Stonehaven is a picturesque little harbor town, which happens to have a longstanding and internationally famous New Year's tradition: at the stroke of midnight, 40 or 50 adults walk up and down the main street, swinging over their heads ENORMOUS FIREBALLS. They make the fireballs themselves, some of the fireball swingers have participated for years or decades, and my friend and her husband are among them.

It was SO COOL. First there was a drumming group, then a bagpipe band (playing clearly-beloved Scottish songs that the entire crowd sang along with), then came the fireball swingers. My wimpy point-and-shoot camera can't begin to do it justice, but here they are, processing up and down the street, swinging fire:


The tradition has been going on for well over 100 years at least, and probably a lot longer than that. It appears to stem from ancient fire ceremonies of burning the old and bad and things that are worn out or broken, making way for the new.

The fireballs are huge, and heavy. At the end, once the material inside the wire frame of the fireballs has burned away, they fling them into the harbor.


Rounding out the evening there were fireworks, right under the full moon:


In the morning we got up for...a 5k run in the park. (I didn't run, just watched.) My friend and her husband are super intense runners. Like, ultramarathon, think-nothing-of-a-race-that-takes-32-hours-to-complete runners. So doing a 5k first thing after staying up late for New Year's really was a walk in the park for them.
 

Then, we were just in time to catch a glimpse of the "Nippy Dip," where masses of people run into the cold water of the harbor. (Like a polar bear plunge...except that Scotland is comparatively not so very cold...)
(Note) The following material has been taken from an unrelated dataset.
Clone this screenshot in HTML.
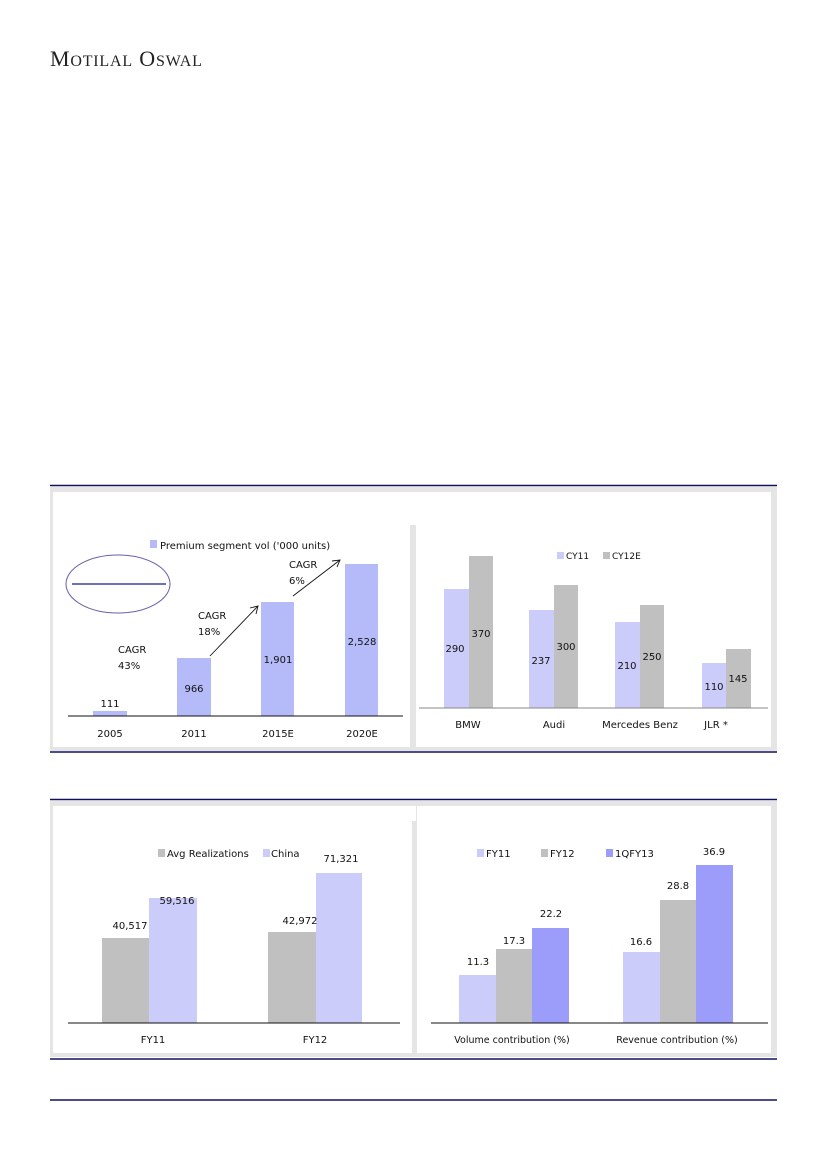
<!DOCTYPE html>
<html><head><meta charset="utf-8"><style>
html,body{margin:0;padding:0;background:#fff;}
svg{display:block;}
text{font-family:"DejaVu Sans","Liberation Sans",sans-serif;font-size:10px;fill:#111;}
.c{text-anchor:middle;}
</style></head><body>
<svg width="826" height="1169" viewBox="0 0 826 1169" xmlns="http://www.w3.org/2000/svg">
<text x="50" y="66" style="font-family:'Liberation Serif',serif;font-size:22px;fill:#222;letter-spacing:0.8px">M<tspan style="font-size:16px">OTILAL</tspan> O<tspan style="font-size:16px">SWAL</tspan></text>

<!-- top panel -->
<line x1="50" y1="485.5" x2="777" y2="485.5" stroke="#101060" stroke-width="1.4"/>
<rect x="50" y="487" width="727" height="264" fill="#e5e5e5"/>
<rect x="53" y="492" width="357" height="255" fill="#fff"/>
<rect x="410" y="492" width="6" height="33" fill="#fff"/>
<rect x="416" y="492" width="355" height="255" fill="#fff"/>
<line x1="50" y1="752" x2="777" y2="752" stroke="#101060" stroke-width="1.4"/>

<!-- left chart -->
<rect x="150" y="540" width="7" height="8" fill="#b4bbf8"/>
<text x="160" y="549">Premium segment vol ('000 units)</text>
<ellipse cx="118" cy="584" rx="52" ry="29" fill="none" stroke="#6a5fa8" stroke-width="1"/>
<line x1="72" y1="584" x2="166" y2="584" stroke="#1a1a8e" stroke-width="1.2"/>
<rect x="93" y="711" width="34" height="5" fill="#b4bbf8"/>
<rect x="177" y="658" width="34" height="58" fill="#b4bbf8"/>
<rect x="261" y="602" width="33" height="114" fill="#b4bbf8"/>
<rect x="345" y="564" width="33" height="152" fill="#b4bbf8"/>
<line x1="68" y1="716" x2="403" y2="716" stroke="#111" stroke-width="1"/>
<text class="c" x="110" y="707">111</text>
<text class="c" x="194" y="692">966</text>
<text class="c" x="278" y="663">1,901</text>
<text class="c" x="362" y="645">2,528</text>
<text class="c" x="110" y="737">2005</text>
<text class="c" x="194" y="737">2011</text>
<text class="c" x="278" y="737">2015E</text>
<text class="c" x="362" y="737">2020E</text>
<text x="118" y="653">CAGR</text><text x="118" y="669">43%</text>
<text x="198" y="619">CAGR</text><text x="198" y="635">18%</text>
<text x="289" y="568">CAGR</text><text x="289" y="584">6%</text>
<g stroke="#111" stroke-width="0.9" fill="none">
<line x1="210" y1="656" x2="258" y2="606"/><polyline points="250,608 258,606 256,614"/>
<line x1="293" y1="596" x2="340" y2="560"/><polyline points="332,561 340,560 337,567"/>
</g>

<!-- right chart -->
<rect x="557" y="552" width="7" height="7" fill="#ccccfa"/><text x="566" y="559" style="font-size:9px">CY11</text>
<rect x="603" y="552" width="7" height="7" fill="#c0c0c0"/><text x="612" y="559" style="font-size:9px">CY12E</text>
<rect x="444" y="589" width="25" height="119" fill="#ccccfa"/><rect x="469" y="556" width="24" height="152" fill="#c0c0c0"/>
<rect x="529" y="610" width="25" height="98" fill="#ccccfa"/><rect x="554" y="585" width="24" height="123" fill="#c0c0c0"/>
<rect x="615" y="622" width="25" height="86" fill="#ccccfa"/><rect x="640" y="605" width="24" height="103" fill="#c0c0c0"/>
<rect x="702" y="663" width="24" height="45" fill="#ccccfa"/><rect x="726" y="649" width="25" height="59" fill="#c0c0c0"/>
<line x1="419" y1="708" x2="768" y2="708" stroke="#888" stroke-width="1"/>
<text class="c" x="455" y="652">290</text><text class="c" x="481" y="637">370</text>
<text class="c" x="541" y="664">237</text><text class="c" x="566" y="650">300</text>
<text class="c" x="627" y="669">210</text><text class="c" x="652" y="660">250</text>
<text class="c" x="714" y="690">110</text><text class="c" x="738" y="682">145</text>
<text class="c" x="468" y="728">BMW</text>
<text class="c" x="554" y="728">Audi</text>
<text class="c" x="640" y="728">Mercedes Benz</text>
<text class="c" x="716" y="728">JLR *</text>

<!-- bottom panel -->
<line x1="50" y1="799.5" x2="777" y2="799.5" stroke="#101060" stroke-width="1.4"/>
<rect x="50" y="801" width="727" height="256" fill="#e5e5e5"/>
<rect x="53" y="806" width="359" height="247" fill="#fff"/>
<rect x="412" y="806" width="4" height="15" fill="#fff"/>
<rect x="417" y="806" width="354" height="247" fill="#fff"/>
<line x1="50" y1="1059" x2="777" y2="1059" stroke="#101060" stroke-width="1.4"/>
<line x1="50" y1="1100" x2="777" y2="1100" stroke="#101060" stroke-width="1.4"/>

<rect x="158" y="849" width="7" height="8" fill="#c0c0c0"/><text x="167" y="857">Avg Realizations</text>
<rect x="263" y="849" width="7" height="8" fill="#ccccfa"/><text x="271" y="857">China</text>
<rect x="102" y="938" width="47" height="85" fill="#c0c0c0"/><rect x="149" y="898" width="48" height="125" fill="#ccccfa"/>
<rect x="268" y="932" width="48" height="91" fill="#c0c0c0"/><rect x="316" y="873" width="46" height="150" fill="#ccccfa"/>
<line x1="68" y1="1023" x2="400" y2="1023" stroke="#111" stroke-width="1"/>
<text class="c" x="130" y="929">40,517</text><text class="c" x="177" y="904">59,516</text>
<text class="c" x="300" y="924">42,972</text><text class="c" x="341" y="862">71,321</text>
<text class="c" x="153" y="1043">FY11</text><text class="c" x="315" y="1043">FY12</text>

<rect x="477" y="849" width="7" height="8" fill="#ccccfa"/><text x="486" y="857">FY11</text>
<rect x="541" y="849" width="7" height="8" fill="#c0c0c0"/><text x="550" y="857">FY12</text>
<rect x="606" y="849" width="7" height="8" fill="#9c9cfa"/><text x="615" y="857">1QFY13</text>
<rect x="459" y="975" width="37" height="48" fill="#ccccfa"/><rect x="496" y="949" width="36" height="74" fill="#c0c0c0"/><rect x="532" y="928" width="37" height="95" fill="#9c9cfa"/>
<rect x="623" y="952" width="37" height="71" fill="#ccccfa"/><rect x="660" y="900" width="36" height="123" fill="#c0c0c0"/><rect x="696" y="865" width="37" height="158" fill="#9c9cfa"/>
<line x1="431" y1="1023" x2="768" y2="1023" stroke="#111" stroke-width="1"/>
<text class="c" x="478" y="965">11.3</text><text class="c" x="514" y="944">17.3</text><text class="c" x="551" y="917">22.2</text>
<text class="c" x="641" y="945">16.6</text><text class="c" x="678" y="889">28.8</text><text class="c" x="714" y="855">36.9</text>
<text class="c" x="512" y="1043" style="font-size:9.5px">Volume contribution (%)</text>
<text class="c" x="677" y="1043" style="font-size:9.5px">Revenue contribution (%)</text>
</svg>
</body></html>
We also walked up the brae (hill), for a beautiful view over the town. (Stonehaven is also right next to Dunnottar Castle, where I went before classes started, but we didn't walk that far this time.) Here's cozy Stonehaven, and its beautiful bay:


 We walked as far as the war memorial, perched atop Black Hill. The view from there is wonderful. Exactly, exactly my kind of landscape. I could look at this endlessly:


When we came back into town, we stopped by my friend's parents' house – I'd asked earlier if they do "first footing" and indeed they do! For good luck, the first person to enter your house in the new year should be a dark-haired man, bearing gifts. My friend's husband has dark hair, so he went into the house first, and gave his in-laws a bit of coal for their fire and some shortbread. 

While we were there, my friend's mother gave us fruitcake (actually referred to as Christmas cake, but it was what I would think of as "fruitcake"), and my friend's father gave us a dram of whisky. It was a very Scottish New Year's!